Now, ahead of Wednesday’s oral arguments, several of these public defenders have written another powerful argument arguing that the laws in question should be struck down. At SCOTUSblog (which has no official affiliation with the Supreme Court, it should be noted) attorneys Avinash Samarth, Aimee Carlisle, Christopher Smith, Michael Thomas, and Meghna Philip declare that the state’s Sullivan Act eviscerates the right to bear arms.
When Jose was 22 years old, a stranger slashed his 16-year-old brother across the face on the way home from school. One year later, police stopped and frisked Jose on the street after they claimed to smell marijuana and see Jose move “furtively.” They didn’t find any marijuana, but they did find a pistol. When the police arrested Jose, he protested. He told them what happened to his brother, that he did not intend to harm anyone, and that he had a Second Amendment right to protect himself and his family. Nonetheless, New York prosecutors charged Jose with second-degree criminal possession of a weapon, a “violent felony” that applies to virtually all simple firearm possession cases in New York, both outside and inside the home. Faced with a 3.5-year mandatory minimum prison sentence, Jose pled to a lesser charge. His sentence was one year on Rikers Island — a “good deal” for simple firearm possession in New York City. For exercising a constitutional right, Jose is now a so-called violent felon.

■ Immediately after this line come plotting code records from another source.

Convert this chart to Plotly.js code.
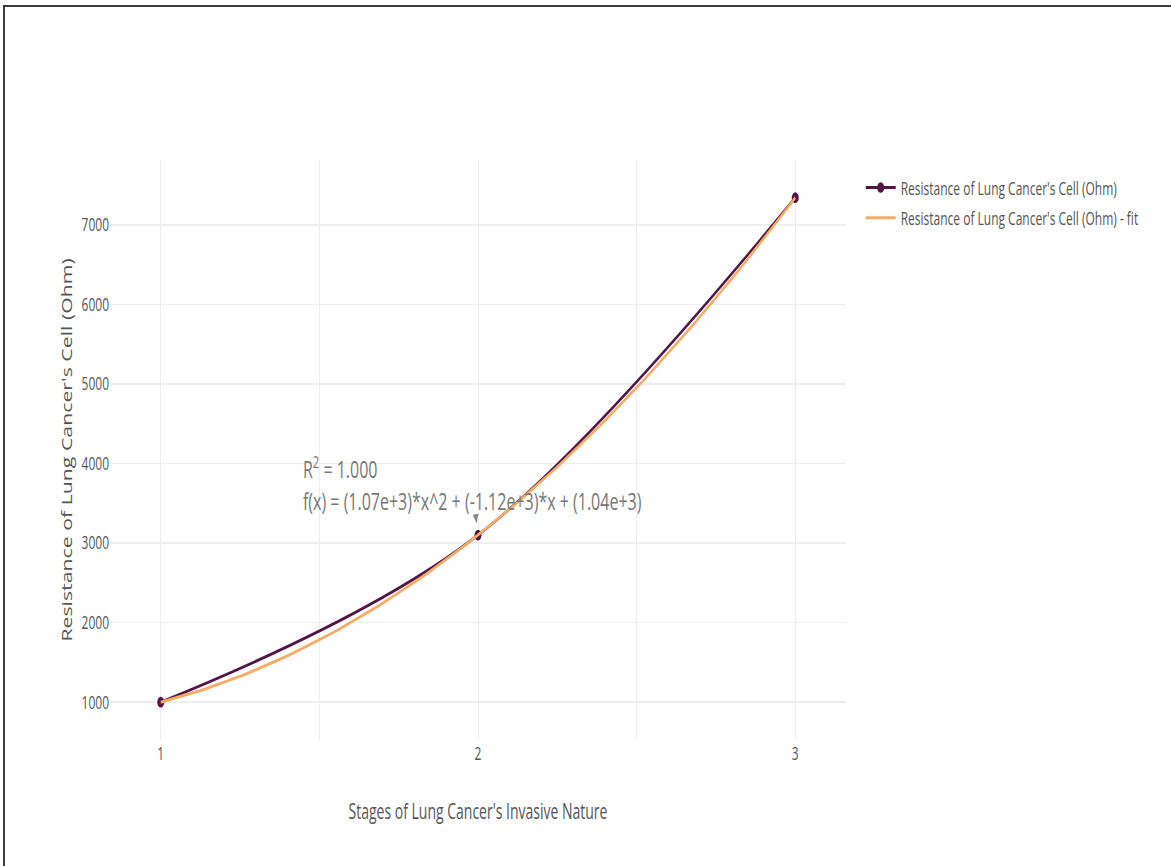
<!DOCTYPE html>
<html>
<head>
<meta charset="utf-8">
<script src="https://cdn.plot.ly/plotly-3.0.1.min.js"></script>
<style>
  html, body { margin: 0; padding: 0; background: #fff; width: 1171px; height: 866px; overflow: hidden; }
  /* the chart is laid out on a shorter canvas and stretched vertically */
  #chart { position: absolute; left: 0; top: 0; width: 1171px; height: 570px;
           transform: scale(1, 1.52); transform-origin: 0 0; }
  #frame { position: absolute; left: 3px; top: 5px; width: 1200px; height: 900px;
           border-top: 2px solid #3c3c3c; border-left: 2px solid #3c3c3c; pointer-events: none; }
</style>
</head>
<body>
<div id="chart"></div>
<div id="frame"></div>
<script>
// Measured cell resistance at each invasive stage
const stages = [1, 2, 3];
const resistance = [1000, 3100, 7344];

const seriesName = "Resistance of Lung Cancer's Cell (Ohm)";
const fitName = "Resistance of Lung Cancer's Cell (Ohm) - fit";
const xTitle = "Stages of Lung Cancer's Invasive Nature";
const yTitle = "Resistance of Lung Cancer's Cell (Ohm)";
const xTickVals = [1, 2, 3];
const yTickVals = [1000, 2000, 3000, 4000, 5000, 6000, 7000];

// least-squares polynomial fit, coefficients from constant term upward
function polyfit(xs, ys, deg) {
  const n = deg + 1;
  const A = [];
  for (let i = 0; i < n; i++) {
    A.push([]);
    for (let j = 0; j < n; j++) {
      let s = 0;
      xs.forEach(x => { s += Math.pow(x, i + j); });
      A[i].push(s);
    }
    let r = 0;
    xs.forEach((x, k) => { r += ys[k] * Math.pow(x, i); });
    A[i].push(r);
  }
  for (let c = 0; c < n; c++) {
    let p = c;
    for (let r = c + 1; r < n; r++) if (Math.abs(A[r][c]) > Math.abs(A[p][c])) p = r;
    [A[c], A[p]] = [A[p], A[c]];
    for (let r = 0; r < n; r++) {
      if (r === c) continue;
      const f = A[r][c] / A[c][c];
      for (let k = c; k <= n; k++) A[r][k] -= f * A[c][k];
    }
  }
  return A.map((row, i) => row[n] / row[i]);
}

const coef = polyfit(stages, resistance, 2);
const model = x => coef[0] + coef[1] * x + coef[2] * x * x;

const meanY = resistance.reduce((a, b) => a + b, 0) / resistance.length;
let ssRes = 0, ssTot = 0;
stages.forEach((x, i) => {
  ssRes += Math.pow(resistance[i] - model(x), 2);
  ssTot += Math.pow(resistance[i] - meanY, 2);
});
const r2 = 1 - ssRes / ssTot;

// fitted curve evaluated across the stage range
const fitX = [], fitY = [];
const x0 = Math.min(...stages), x1 = Math.max(...stages);
for (let i = 0; i <= 100; i++) {
  const x = x0 + (x1 - x0) * i / 100;
  fitX.push(x);
  fitY.push(model(x));
}

const fmt = v => v.toExponential(2);
const fitLabel = 'R<sup>2</sup> = ' + r2.toFixed(3) + '<br>' +
  'f(x) = (' + fmt(coef[2]) + ')*x^2 + (' + fmt(coef[1]) + ')*x + (' + fmt(coef[0]) + ')';

const dataTrace = {
  x: stages, y: resistance, name: seriesName, legendgroup: 'data',
  type: 'scatter', mode: 'lines+markers',
  line: { color: 'rgb(82, 22, 68)', width: 2, shape: 'spline' },
  marker: { color: 'rgb(82, 22, 68)', size: 7 }
};
const fitTrace = {
  x: fitX, y: fitY, name: fitName, legendgroup: 'fit',
  type: 'scatter', mode: 'lines',
  line: { color: 'rgb(246, 172, 100)', width: 2 }
};

const layout = {
  width: 1171, height: 570,
  margin: { l: 110, r: 325, t: 105, b: 83 },
  paper_bgcolor: 'rgba(0,0,0,0)', plot_bgcolor: '#fff',
  font: { family: 'Open Sans, sans-serif', size: 12, color: '#555' },
  showlegend: true,
  legend: { x: 1.02, y: 0.99, tracegroupgap: 1, font: { size: 12, color: '#555' } },
  xaxis: {
    range: [0.84, 3.16], tickvals: xTickVals, ticktext: xTickVals.map(String),
    showgrid: true, gridcolor: '#eeeeee', zeroline: false, showline: false,
    minor: { dtick: 0.5, showgrid: true, gridcolor: '#eeeeee' },
    title: { text: xTitle, font: { size: 14, color: '#555' } }
  },
  yaxis: {
    range: [521, 7823], tickvals: yTickVals, ticktext: yTickVals.map(String),
    showgrid: true, gridcolor: '#eeeeee', zeroline: false, showline: false,
    title: { text: yTitle, font: { size: 14, color: '#555' } }
  },
  annotations: [{
    x: stages[1], y: resistance[1], xref: 'x', yref: 'y',
    text: fitLabel, showarrow: true, ax: -6, ay: -34, standoff: 8,
    arrowhead: 2, arrowsize: 1, arrowwidth: 1.2, arrowcolor: '#888',
    align: 'left', font: { size: 16, color: '#777' }
  }]
};

Plotly.newPlot('chart', [dataTrace, fitTrace], layout, { displayModeBar: false, staticPlot: true });
</script>
</body>
</html>
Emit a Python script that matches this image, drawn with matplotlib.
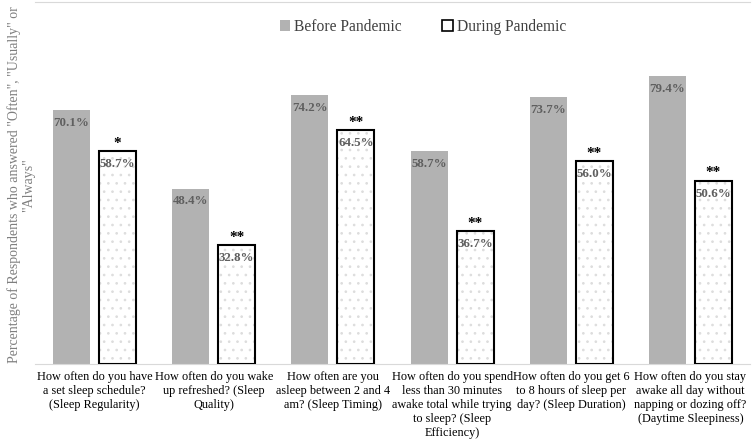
import matplotlib
matplotlib.use("Agg")
import matplotlib.pyplot as plt
import numpy as np
from matplotlib.patches import Patch

categories = [
    "How often do you have\na set sleep schedule?\n(Sleep Regularity)",
    "How often do you wake\nup refreshed? (Sleep\nQuality)",
    "How often are you\nasleep between 2 and 4\nam? (Sleep Timing)",
    "How often do you spend\nless than 30 minutes\nawake total while trying\nto sleep? (Sleep\nEfficiency)",
    "How often do you get 6\nto 8 hours of sleep per\nday? (Sleep Duration)",
    "How often do you stay\nawake all day without\nnapping or dozing off?\n(Daytime Sleepiness)",
]
before = [70.1, 48.4, 74.2, 58.7, 73.7, 79.4]
during = [58.7, 32.8, 64.5, 36.7, 56.0, 50.6]
signif = ["*", "**", "**", "**", "**", "**"]
series_names = ["Before Pandemic", "During Pandemic"]
ylabel = 'Percentage of Respondents who answered "Often", "Usually" or\n"Always"'

plt.rcParams['font.family'] = ['Liberation Serif', 'DejaVu Serif']
plt.rcParams['hatch.linewidth'] = 0.7

fig = plt.figure(figsize=(7.52, 4.42), dpi=100)
ax = fig.add_axes([35/752, 1 - 364/442, 715/752, 362.5/442])

x = np.arange(len(categories))
w = 0.31
off = 0.193
gray = '#b2b2b2'

ax.bar(x - off, before, w, color=gray, edgecolor='none', zorder=2)
ax.bar(x + off, during, w, color='white', edgecolor='#dddddd', hatch='..',
       linewidth=0, zorder=2)
ax.bar(x + off, during, w, color='none', edgecolor='black', linewidth=1.5, zorder=3)

for xi, b, d, s in zip(x, before, during, signif):
    ax.annotate(f"{b:.1f}%", (xi - off, b), xytext=(0, -5), textcoords='offset points',
                ha='center', va='top', fontsize=9.3, fontweight='bold', color='#5f5f5f', zorder=4)
    ax.annotate(f"{d:.1f}%", (xi + off, d), xytext=(0, -5), textcoords='offset points',
                ha='center', va='top', fontsize=9.3, fontweight='bold', color='#5f5f5f', zorder=4)
    ax.annotate(s, (xi + off, d), xytext=(0, 1), textcoords='offset points',
                ha='center', va='bottom', fontsize=11, fontweight='bold', color='black', zorder=4)

ax.set_xlim(-0.5, len(categories) - 0.5)
ax.set_ylim(0, 100)
ax.set_xticks(x)
ax.set_xticklabels(categories, fontsize=8.8, linespacing=1.22)
ax.tick_params(axis='x', length=0, pad=5)
ax.set_yticks([])
for sp in ['left', 'right']:
    ax.spines[sp].set_visible(False)
ax.spines['bottom'].set_color('#d9d9d9')
ax.spines['top'].set_color('#d9d9d9')

fig.text(21/752, 1 - 185/442, ylabel, rotation=90, ha='center', va='center',
         fontsize=10, color='#7f7f7f', multialignment='center', linespacing=1.05)

handles = [Patch(facecolor=gray, edgecolor='none'),
           Patch(facecolor='white', edgecolor='black', linewidth=1.2)]
fig.legend(handles, series_names, loc='center', bbox_to_anchor=(423/752, 1 - 27/442),
           ncol=2, frameon=False, fontsize=11.2, handlelength=0.7, handleheight=0.7,
           handletextpad=0.25, columnspacing=2.6, labelcolor='#404040')

fig.savefig('out.png', dpi=100)
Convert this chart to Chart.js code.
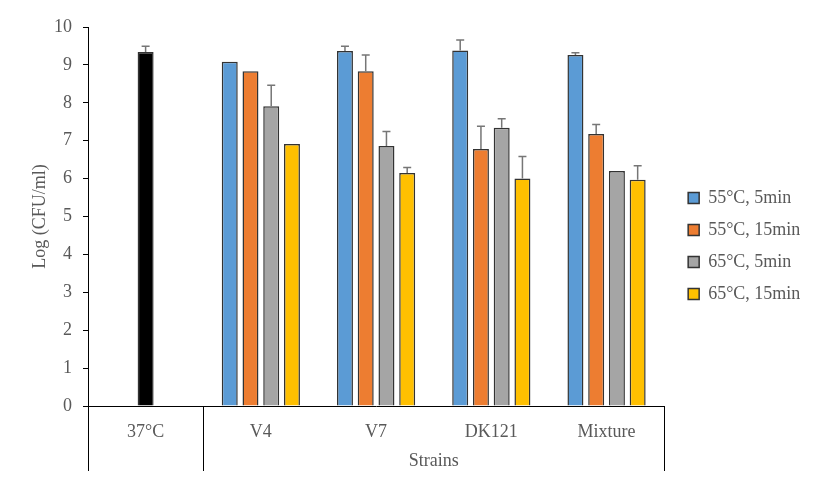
<!DOCTYPE html>
<html lang="en">
<head>
    <meta charset="UTF-8">
    <title>Log (CFU/ml) by strain</title>
    <script src="https://cdn.jsdelivr.net/npm/chart.js"></script>
    <style>
        html, body { margin: 0; padding: 0; background: #fff; }
        #wrap { width: 827px; height: 492px; }
    </style>
</head>
<body>
    <div id="wrap"><canvas id="chart"></canvas></div>
    <script>
        // Data
        const categories = ['37°C', 'V4', 'V7', 'DK121', 'Mixture'];
        const groupLabel = 'Strains';
        const yTicks = [0, 1, 2, 3, 4, 5, 6, 7, 8, 9, 10];

        const control37 = [9.34, null, null, null, null];
        const control37Err = [0.15, 0, 0, 0, 0];

        const t55_5 = [null, 9.08, 9.37, 9.38, 9.26];
        const t55_5Err = [0, 0, 0.12, 0.28, 0.06];

        const t55_15 = [null, 8.83, 8.83, 6.78, 7.18];
        const t55_15Err = [0, 0, 0.43, 0.60, 0.25];

        const t65_5 = [null, 7.91, 6.86, 7.34, 6.20];
        const t65_5Err = [0, 0.55, 0.38, 0.24, 0];

        const t65_15 = [null, 6.91, 6.15, 6.00, 5.97];
        const t65_15Err = [0, 0, 0.14, 0.58, 0.37];

        const fontFamily = '"Liberation Serif", "Times New Roman", serif';
        const textColor = '#595959';

        function series(label, data, errors, color) {
            return {
                label: label,
                data: data,
                errors: errors,
                backgroundColor: color,
                borderColor: '#333333',
                borderWidth: 1.5,
                skipNull: true,
                categoryPercentage: 0.72,
                barPercentage: 0.77,
                maxBarThickness: 16
            };
        }

        // Upper error bars with caps
        const errorBars = {
            id: 'errorBars',
            afterDatasetsDraw(chart) {
                const ctx = chart.ctx;
                const y = chart.scales.y;
                ctx.save();
                ctx.strokeStyle = '#767676';
                ctx.lineWidth = 1.5;
                chart.data.datasets.forEach((ds, di) => {
                    const meta = chart.getDatasetMeta(di);
                    meta.data.forEach((bar, i) => {
                        const v = ds.data[i];
                        const e = ds.errors[i];
                        if (v === null || !e) return;
                        const top = y.getPixelForValue(v + e);
                        ctx.beginPath();
                        ctx.moveTo(bar.x, bar.y);
                        ctx.lineTo(bar.x, top);
                        ctx.moveTo(bar.x - 4, top);
                        ctx.lineTo(bar.x + 4, top);
                        ctx.stroke();
                    });
                });
                ctx.restore();
            }
        };

        // Two-level category axis: divider lines and the "Strains" group label
        const groupAxis = {
            id: 'groupAxis',
            afterDraw(chart) {
                const ctx = chart.ctx;
                const x = chart.scales.x;
                const area = chart.chartArea;
                const split = (x.getPixelForValue(0) + x.getPixelForValue(1)) / 2;
                ctx.save();
                ctx.strokeStyle = '#000';
                ctx.lineWidth = 1;
                [area.left, split, area.right].forEach(px => {
                    ctx.beginPath();
                    ctx.moveTo(Math.round(px) + 0.5, area.bottom);
                    ctx.lineTo(Math.round(px) + 0.5, area.bottom + 65);
                    ctx.stroke();
                });
                ctx.fillStyle = textColor;
                ctx.font = '18px ' + fontFamily;
                ctx.textAlign = 'center';
                ctx.textBaseline = 'middle';
                ctx.fillText(groupLabel, (split + area.right) / 2, area.bottom + 55);
                ctx.restore();
            }
        };

        new Chart(document.getElementById('chart'), {
            type: 'bar',
            data: {
                labels: categories,
                datasets: [
                    series('37°C', control37, control37Err, '#000000'),
                    series('55°C, 5min', t55_5, t55_5Err, '#5B9BD5'),
                    series('55°C, 15min', t55_15, t55_15Err, '#ED7D31'),
                    series('65°C, 5min', t65_5, t65_5Err, '#A5A5A5'),
                    series('65°C, 15min', t65_15, t65_15Err, '#FFC000')
                ]
            },
            options: {
                responsive: true,
                maintainAspectRatio: false,
                devicePixelRatio: 1,
                animation: false,
                layout: { padding: { left: 0, right: 18, top: 0, bottom: 0 } },
                plugins: {
                    title: {
                        display: true,
                        text: '',
                        fullSize: false,
                        font: { size: 12, lineHeight: 1 },
                        padding: { top: 15, bottom: 0 }
                    },
                    legend: {
                        position: 'right',
                        align: 'center',
                        labels: {
                            filter: item => item.datasetIndex > 0,
                            boxWidth: 11,
                            boxHeight: 11,
                            padding: 14,
                            color: textColor,
                            font: { family: fontFamily, size: 18 }
                        }
                    },
                    tooltip: { enabled: false }
                },
                scales: {
                    x: {
                        grid: { display: false },
                        border: { color: '#000', width: 1 },
                        ticks: {
                            color: textColor,
                            font: { family: fontFamily, size: 18 },
                            padding: 7,
                            maxRotation: 0,
                            autoSkip: false
                        },
                        afterFit: scale => { scale.height = 86; }
                    },
                    y: {
                        min: 0,
                        max: 10,
                        afterBuildTicks: scale => {
                            scale.ticks = yTicks.map(v => ({ value: v }));
                        },
                        grid: {
                            drawOnChartArea: false,
                            drawTicks: true,
                            tickLength: 5,
                            color: '#000'
                        },
                        border: { color: '#000', width: 1 },
                        ticks: {
                            color: textColor,
                            font: { family: fontFamily, size: 18 },
                            padding: 11
                        },
                        title: {
                            display: true,
                            text: 'Log (CFU/ml)',
                            color: textColor,
                            font: { family: fontFamily, size: 18 },
                            padding: { top: 29, bottom: 0 }
                        },
                        afterFit: scale => { scale.width = 88; }
                    },
                    gap: {
                        position: 'right',
                        display: true,
                        grid: { display: false },
                        border: { display: false },
                        ticks: { display: false },
                        afterFit: scale => { scale.width = 10; }
                    }
                }
            },
            plugins: [errorBars, groupAxis]
        });
    </script>
</body>
</html>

… In firearm-possession cases, New York’s penal law sweeps broadly. If a firearm is not literally loaded, but ammunition is “possessed … at the same time,” the penal law defines the firearm as “loaded,” anyway. If a firearm is located anywhere in a car other than “upon [a] person,” the penal law presumes that “all persons” in the car possess it. And if a person possesses a firearm without a license, the penal law presumes they possessed it with the “intent to use [it] unlawfully against another.” These broad laws make every simple possession case a “violent felony,” even reaching people who did not actually intend to possess a loaded firearm at all.
New York’s system runs in the name of safety, but simply making firearm possession unlawful is not itself safe. The license requirement damages real people forever. Our clients are psychologically traumatized and physically threatened by police invading their homes executing search warrants. They are caged pretrial at Rikers in what is now acknowledged to be a humanitarian crisis. They lose their jobs, children, and immigration status, risking increased ICE enforcement. They are sent to prison. And they are forever branded as “criminals,” or worse, “violent felons.” The victims of this system include Victor Mercado, whom police arrested this summer after they allegedly found a handgun in his car. Unable to pay the $100,000 bail that a Bronx judge set, Mercado contracted COVID-19 at Rikers. Last week, he died.
What these public defenders so eloquently point out is the human cost of gun control; the thousands of individuals who have been labeled violent felons for merely carrying a firearm without a permit, the lives that have been ruined because the state refuses to recognize their right to bear arms in self-defense and instead treats it as a privilege to be subjectively and arbitrarily granted based on the whims and personal preferences of a judge or county sheriff.
These laws are supposed to save lives, which is why the State claims they’re worth it even if they do infringe on the rights of New Yorkers. Yet New York City’s homicide rate climbed 44% last year, and shootings were up 97%. Other cities like Rochester (where Mayor Lovely Warren was recently allowed to plea bargain her own illegal gun possession charge away and avoid prison, and Buffalo are on pace to see new highs in the number of recorded murders. Real violent criminals don’t care at all about violating New York’s carry laws, but the vast majority of us have no interest in becoming a “violent” felon if we’re caught carrying a firearm in self-defense. And those people who live in high-crime neighborhoods who want to protect themselves face the most difficult choice of all. They’re not only more likely than someone in a rural or suburban area to be the victim of violent crime, but they’re also more likely to be stopped and searched by police for simply being in a bad neighborhood. Is it better to be judged by twelve or carried by six? And more importantly, how can it be constitutional to force that choice on someone in a country that protects the right to bear arms in self-defense?